Abe heckled at ceremony in Okinawa on 70th anniversary of battle

Prime Minister Shinzo Abe was given an unwelcome greeting by the people of Okinawa at a ceremony commemorating the battle for the island which cost 10's of thousands of lives.   Protesters greeted Abe over his insistence that U.S. Marine Corp Futenma air station be moved not off of the island but to rural Henoko.   The Japanese government treats the people of Okinawa like shit.  Insisting that the island host the majority of U.S. forces stationed in Japan in one of the countries smallest prefectures. 

Abe and his ruling Liberal Democratic Party have this unrealized dream ( more like a fool's earned.) that Japan must be stored to the stature it held prior to World War II.  They truly believe that Japan was and continues to be humiliated by the Constitution imposed by the U.S. following Japan's surrender at the end of the war.

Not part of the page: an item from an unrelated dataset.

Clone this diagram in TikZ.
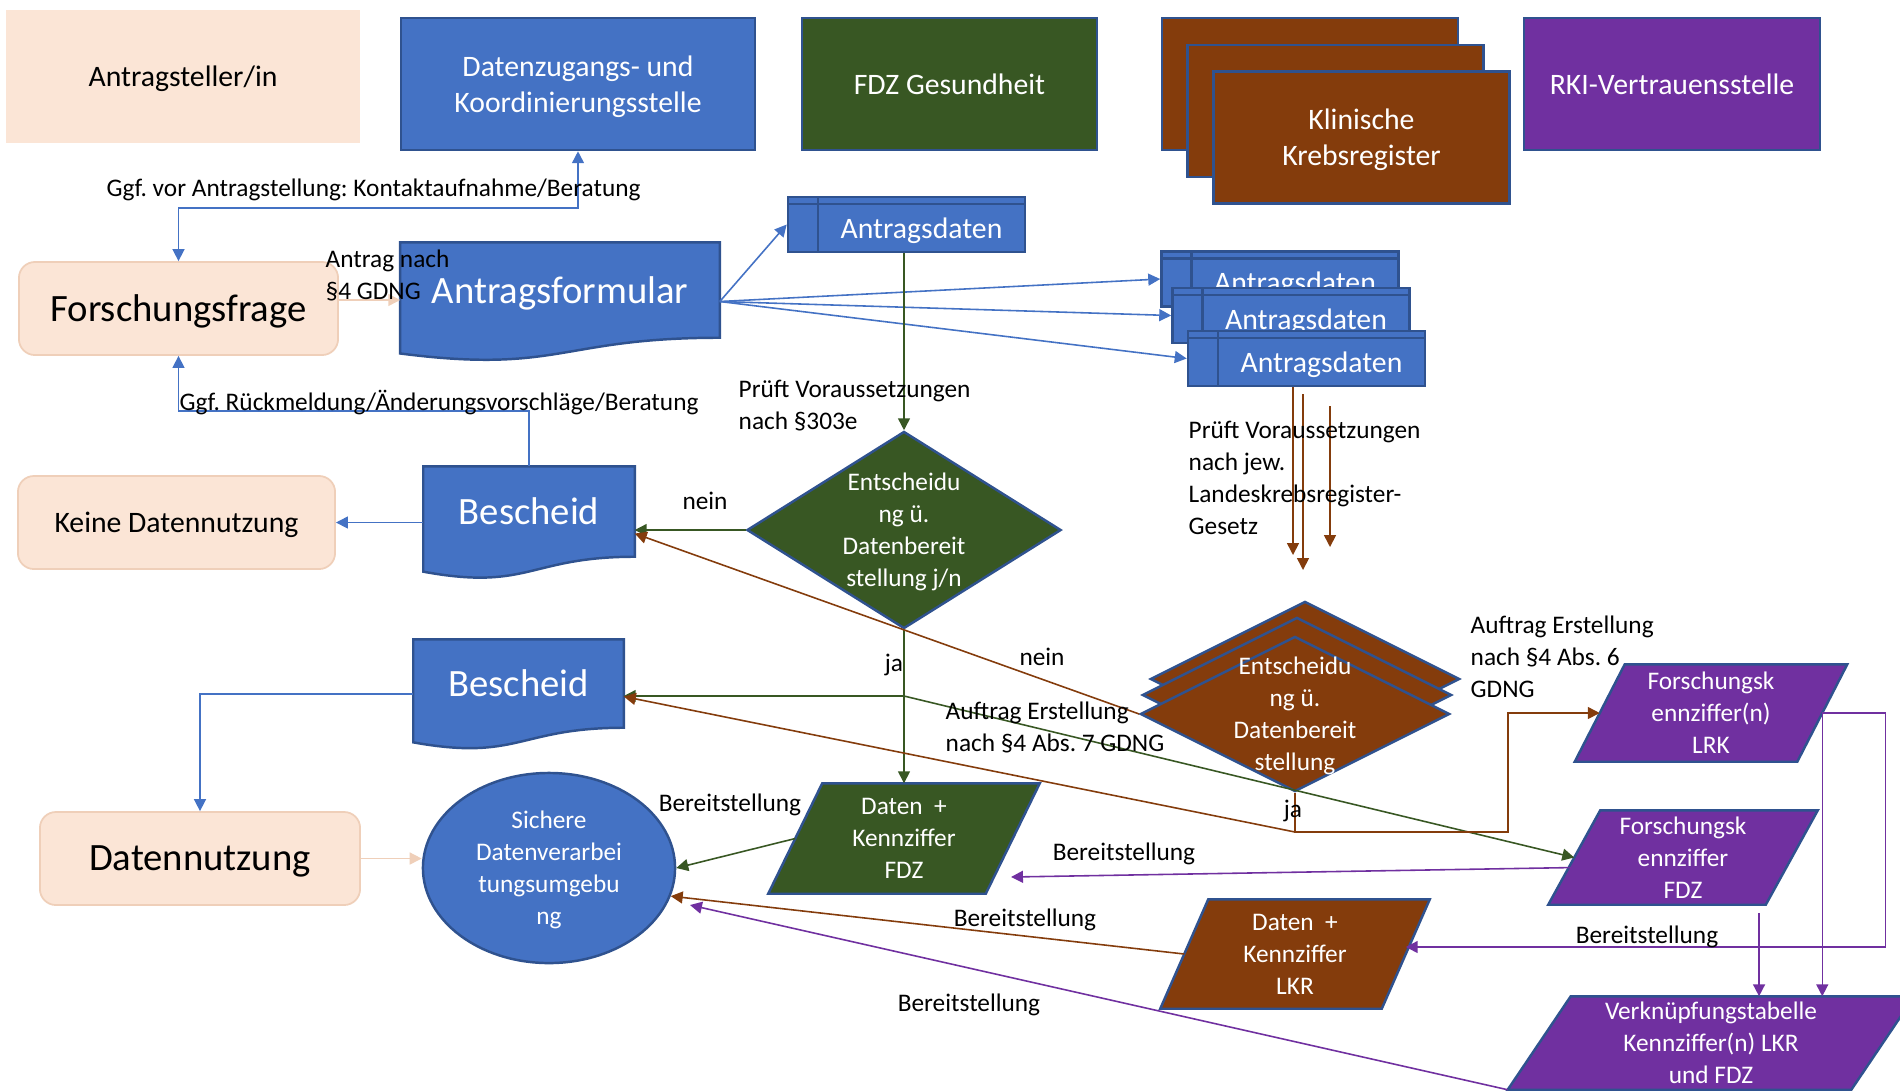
\documentclass[tikz,border=0pt]{standalone}
\usepackage{fontspec}
\setmainfont{Carlito}
\usepackage{xcolor}
\usetikzlibrary{arrows.meta, calc, shapes.geometric}
\frenchspacing

\definecolor{ofblue}{HTML}{4472C4}
\definecolor{ofedge}{HTML}{2F528F}
\definecolor{ofgreen}{HTML}{385723}
\definecolor{ofbrown}{HTML}{843C0C}
\definecolor{ofpurple}{HTML}{7030A0}
\definecolor{ofpeach}{HTML}{FBE5D6}
\definecolor{ofpeachline}{HTML}{EFCFB9}

\pgfdeclarelayer{background}
\pgfsetlayers{background,main}

\newcommand{\bigf}{\fontsize{11}{13.4}\selectfont}
\newcommand{\midf}{\fontsize{8.45}{10.3}\selectfont}
\newcommand{\smallf}{\fontsize{7.2}{9.1}\selectfont}

% document shape (flat top, wavy bottom) behind a node
\newcommand{\docshape}[1]{%
  \begin{pgfonlayer}{background}
  \path[shapeline, fill=ofblue] let \p1=(#1.south west), \p2=(#1.north east) in
    (#1.north west) -- (#1.north east) -- (#1.south east)
    .. controls (0.5*\x1+0.5*\x2, \y1) and (0.5*\x1+0.5*\x2, \y1-0.38*\y2+0.38*\y1)
    .. (\x1, \y1-0.165*\y2+0.165*\y1) -- cycle;
  \end{pgfonlayer}}

% parallelogram behind a node, #2 = half of the slant
\newcommand{\parashape}[3]{%
  \begin{pgfonlayer}{background}
  \path[shapeline, fill=#3] ([xshift=#2]#1.north west) -- ([xshift=#2]#1.north east)
    -- ([xshift=-#2]#1.south east) -- ([xshift=-#2]#1.south west) -- cycle;
  \end{pgfonlayer}}

\begin{document}
\begin{tikzpicture}[x=0.01cm, y=-0.01cm, >={Triangle[length=3.4pt, width=3.4pt]}]
	\tikzset{shapeline/.style = {draw=ofedge, line width=0.7pt}}
	\tikzset{boxsize/.style 2 args = {minimum width=#1cm, minimum height=#2cm}}
	\tikzset{box/.style = {rectangle, inner sep=0pt, align=center, text depth=0pt}}
	\tikzset{peachbox/.style = {box, fill=ofpeach, text=black}}
	\tikzset{roundbox/.style = {peachbox, rounded corners=0.16cm, draw=ofpeachline, line width=0.5pt}}
	\tikzset{colbox/.style = {box, shapeline, fill=#1, text=white, font=\midf}}
	\tikzset{docbox/.style = {box, text=white, font=\bigf}}
	\tikzset{store/.style = {box, shapeline, fill=ofblue, text=white, font=\midf, boxsize={2.37}{0.55},
		text height=7.9pt, execute at begin node={\hspace*{0.3cm}},
		path picture={\draw[ofedge, line width=0.7pt]
			([xshift=0.3cm]path picture bounding box.north west) -- ([xshift=0.3cm]path picture bounding box.south west)
			([yshift=-0.07cm]path picture bounding box.north west) -- ([yshift=-0.07cm]path picture bounding box.north east);}}}
	\tikzset{dia/.style = {diamond, shapeline, fill=#1, inner sep=0pt, boxsize={3.09}{1.55}}}
	\tikzset{dtext/.style = {text=white, font=\smallf, align=center, text depth=0pt}}
	\tikzset{parabox/.style = {box, text=white, font=\smallf}}
	\tikzset{lbl/.style = {font=\smallf, inner sep=0pt, align=left, text depth=0pt}}
	\tikzset{link/.style = {->, line width=0.45pt, draw=#1}}

	\path[use as bounding box] (0,0) rectangle (1900,1090);

	% top row
	\node[peachbox, boxsize={3.54}{1.33}, font=\midf] (app) at (183,76.5) {Antragsteller/in};
	\node[colbox=ofblue, boxsize={3.54}{1.32}] (dks) at (578,84) {Datenzugangs- und\\Koordinierungsstelle};
	\node[colbox=ofgreen, boxsize={2.95}{1.32}] (fdz) at (949.5,84) {FDZ Gesundheit};
	\node[colbox=ofbrown, boxsize={2.96}{1.32}] (kkr1) at (1310,84) {};
	\node[colbox=ofbrown, boxsize={2.96}{1.32}] (kkr2) at (1335.5,111) {};
	\node[colbox=ofbrown, boxsize={2.96}{1.32}] (kkr3) at (1361.5,137.5) {Klinische\\Krebsregister};
	\node[colbox=ofpurple, boxsize={2.96}{1.32}] (rki) at (1672,84) {RKI-Vertrauensstelle};

	% application
	\node[roundbox, boxsize={3.19}{0.93}, font=\bigf] (ff) at (178.5,308.5) {Forschungsfrage};
	\node[docbox, boxsize={3.18}{0.94}] (af) at (560,290) {Antragsformular};
	\docshape{af}
	\node[store] (ad) at (906.5,224.5) {Antragsdaten};
	\node[store] (ad1) at (1280,279) {Antragsdaten};
	\node[store] (ad2) at (1291,315.5) {Antragsdaten};
	\node[store] (ad3) at (1306.5,358.5) {Antragsdaten};

	% decisions
	\node[docbox, boxsize={2.10}{0.89}] (bs1) at (529,511.5) {Bescheid};
	\docshape{bs1}
	\node[roundbox, boxsize={3.17}{0.93}, font=\midf] (kdn) at (176.5,522.5) {Keine Datennutzung};
	\node[dia=ofgreen, boxsize={3.14}{1.97}, label={[dtext]center:Entscheidu\\ng ü.\\Datenbereit\\stellung j/n}] (ent) at (904,530) {};
	\node[dia=ofbrown] (lkr1) at (1305,679) {};
	\node[dia=ofbrown] (lkr2) at (1297,695) {};
	\node[dia=ofbrown, label={[dtext]center:Entscheidu\\ng ü.\\Datenbereit\\stellung}] (lkr3) at (1295,714) {};

	% results
	\node[docbox, boxsize={2.09}{0.87}] (bs2) at (518.5,683.5) {Bescheid};
	\docshape{bs2}
	\node[roundbox, boxsize={3.20}{0.93}, font=\bigf] (dn) at (200,858.5) {Datennutzung};
	\node[ellipse, shapeline, fill=ofblue, text=white, font=\smallf, align=center, inner sep=0pt, text depth=0pt, boxsize={2.52}{1.90}] (sdu) at (549,868) {Sichere\\Datenverarbei\\tungsumgebu\\ng};
	\node[parabox, boxsize={2.16}{1.09}] (dkf) at (904,838.5) {Daten\ \ +\\Kennziffer\\FDZ};
	\parashape{dkf}{0.27cm}{ofgreen}
	\node[parabox, boxsize={2.20}{1.08}] (dkl) at (1295,954) {Daten\ \ +\\Kennziffer\\LKR};
	\parashape{dkl}{0.24cm}{ofbrown}
	\node[parabox, boxsize={2.21}{0.96}] (kzl) at (1711,713) {Forschungsk\\ennziffer(n)\\LRK};
	\parashape{kzl}{0.25cm}{ofpurple}
	\node[parabox, boxsize={2.16}{0.93}] (kzf) at (1683,857.5) {Forschungsk\\ennziffer\\FDZ};
	\parashape{kzf}{0.26cm}{ofpurple}
	\node[parabox, boxsize={3.42}{0.92}] (vkt) at (1711,1043) {Verknüpfungstabelle\\Kennziffer(n) LKR\\und FDZ};
	\begin{pgfonlayer}{background}
	\begin{scope}
		\clip (0,0) rectangle (1900,1090);
		\path[shapeline, fill=ofpurple] ([xshift=0.315cm]vkt.north west) -- ([xshift=0.315cm]vkt.north east)
			-- ([xshift=-0.315cm]vkt.south east) -- ([xshift=-0.315cm]vkt.south west) -- cycle;
	\end{scope}
	\end{pgfonlayer}

	\coordinate (ffr) at ([yshift=0.085cm]ff.east);
	\coordinate (afr) at ([yshift=-0.115cm]af.east);
	\coordinate (bs1l) at ([yshift=-0.11cm]bs1.west);
	\coordinate (bs2l) at ([yshift=-0.105cm]bs2.west);
	\coordinate (jag) at (ent.south |- 0,696);
	\coordinate (jab) at (lkr3.south |- 0,832);
	\coordinate (lt1) at (1293,555);
	\coordinate (lt2) at (1303,570);
	\coordinate (lt3) at (1330,547);
	\coordinate (vktbl) at ([xshift=-0.315cm]vkt.south west);
	\coordinate (sdut) at (690,905);
	\coordinate (dkft) at (1011,877);
	\coordinate (kzfb) at ([xshift=0.76cm, yshift=-0.08cm]kzf.south);

	\draw[link=ofblue, <->] (dks.south) -- ++(0,57) -| (ff.north);
	\draw[link=ofpeachline] (ffr) -- (ffr -| af.west);
	\draw[link=ofblue] (afr) -- (ad.west);
	\draw[link=ofblue] (afr) -- (ad1.west);
	\draw[link=ofblue] (afr) -- (ad2.west);
	\draw[link=ofblue] (afr) -- (ad3.west);

	\draw[link=ofgreen] (ent.north |- ad.south) -- (ent.north);
	\draw[link=ofgreen] (ent.west) -- (ent.west -| bs1.east);
	\draw[link=ofblue] (bs1.north) -- ++(0,-55) -| (ff.south);
	\draw[link=ofblue] (bs1l) -- (bs1l -| kdn.east);

	\draw[link=ofbrown] (lt1 |- ad3.south) -- (lt1);
	\draw[link=ofbrown] (lt2 |- ad3.south) ++(0,7) -- (lt2);
	\draw[link=ofbrown] (lt3 |- ad3.south) ++(0,19) -- (lt3);

	\draw[link=ofgreen] (ent.south) -- (dkf.north);
	\draw[link=ofgreen] (jag) -- (jag -| bs2.east);
	\draw[link=ofgreen] (jag) -- (kzf.west);
	\draw[link=ofbrown] (lkr3.west) -- ([yshift=-0.22cm]bs1.east);
	\draw[link=ofbrown] (lkr3.south) -- (jab) -- ++(213,0) |- (kzl.west);
	\draw[link=ofbrown] (jab) -- ([yshift=-0.13cm]bs2.east);

	\draw[link=ofblue] (bs2l) -| (dn.north);
	\draw[link=ofpeachline] (dn.east) -- (dn.east -| sdu.west);
	\draw[link=ofgreen] (dkf.west) -- (sdu.east);
	\draw[link=ofbrown] (dkl.west) -- (sdu.-13);
	\draw[link=ofpurple] (vktbl) -- (sdut);
	\draw[link=ofpurple] ([yshift=-0.1cm]kzf.west) -- (dkft);
	\draw[link=ofpurple] (kzl.east) -- ++(63,0) |- ([yshift=0.07cm]dkl.east);
	\draw[link=ofpurple] (kzl.east) -- (kzl.east |- vkt.north);
	\draw[link=ofpurple] (kzfb) -- (kzfb |- vkt.north);

	% labels
	\node[lbl, anchor=west] (l_kontakt) at (106,188) {Ggf. vor Antragstellung: Kontaktaufnahme/Beratung};
	\node[lbl, anchor=west] (l_antrag) at (325,274.5) {Antrag nach\\§4 GDNG};
	\node[lbl, anchor=west] (l_rueck) at (179,400) {Ggf. Rückmeldung/Änderungsvorschläge/Beratung};
	\node[lbl, anchor=west] (l_pruef1) at (738,404.5) {Prüft Voraussetzungen\\nach §303e};
	\node[lbl] (l_nein1) at (705,501) {nein};
	\node[lbl, anchor=west] (l_pruef2) at (1188,478) {Prüft Voraussetzungen\\nach jew.\\Landeskrebsregister-\\Gesetz};
	\node[lbl] (l_ja1) at (894,663) {ja};
	\node[lbl] (l_nein2) at (1042,657) {nein};
	\node[lbl, anchor=west] (l_abs7) at (945,727) {Auftrag Erstellung\\nach §4 Abs. 7 GDNG};
	\node[lbl, anchor=west] (l_abs6) at (1470,656.5) {Auftrag Erstellung\\nach §4 Abs. 6\\GDNG};
	\node[lbl] (l_ja2) at (1293,809) {ja};
	\node[lbl] (l_bereit1) at (730,803) {Bereitstellung};
	\node[lbl] (l_bereit2) at (1124,852) {Bereitstellung};
	\node[lbl] (l_bereit3) at (1025,918) {Bereitstellung};
	\node[lbl] (l_bereit4) at (969,1003) {Bereitstellung};
	\node[lbl] (l_bereit5) at (1647,935) {Bereitstellung};
\end{tikzpicture}
\end{document}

Prime Minister Shinzo Abe was heckled Tuesday at a ceremony to mark the 70th anniversary of the end of the Battle of Okinawa, the bloodiest episode in the Pacific War, as anger flared over the U.S. military’s continuing presence.
In a highly-charged ceremony on Okinawa also attended by U.S. Ambassador Caroline Kennedy, Abe was openly heckled by locals angry at the size of the United States’ presence on the subtropical islands.
Shouts of “Go home!” could be heard as the prime minister took the podium. It is relatively unusual for a Japanese prime minister to be jeered by the public.
Abe, who appeared rattled, told the audience Japan had for decades enjoyed the dividend of peace after the horrors of World War II.
  

“People in Okinawa have long been asked to carry a big burden for our security,” he said. “We will continue to do our best to reduce it.”
Okinawan Gov Takeshi Onaga was warmly applauded by the 5,000-strong crowd after using his speech to denounce “the heavy burden” of American bases in Okinawa, host to more than half of the 47,000 US service personnel in Japan.
“Some 73.8% of U.S. military facilities in Japan are still concentrated in our prefecture, which makes up only 0.6% of the country’s land area,” he said.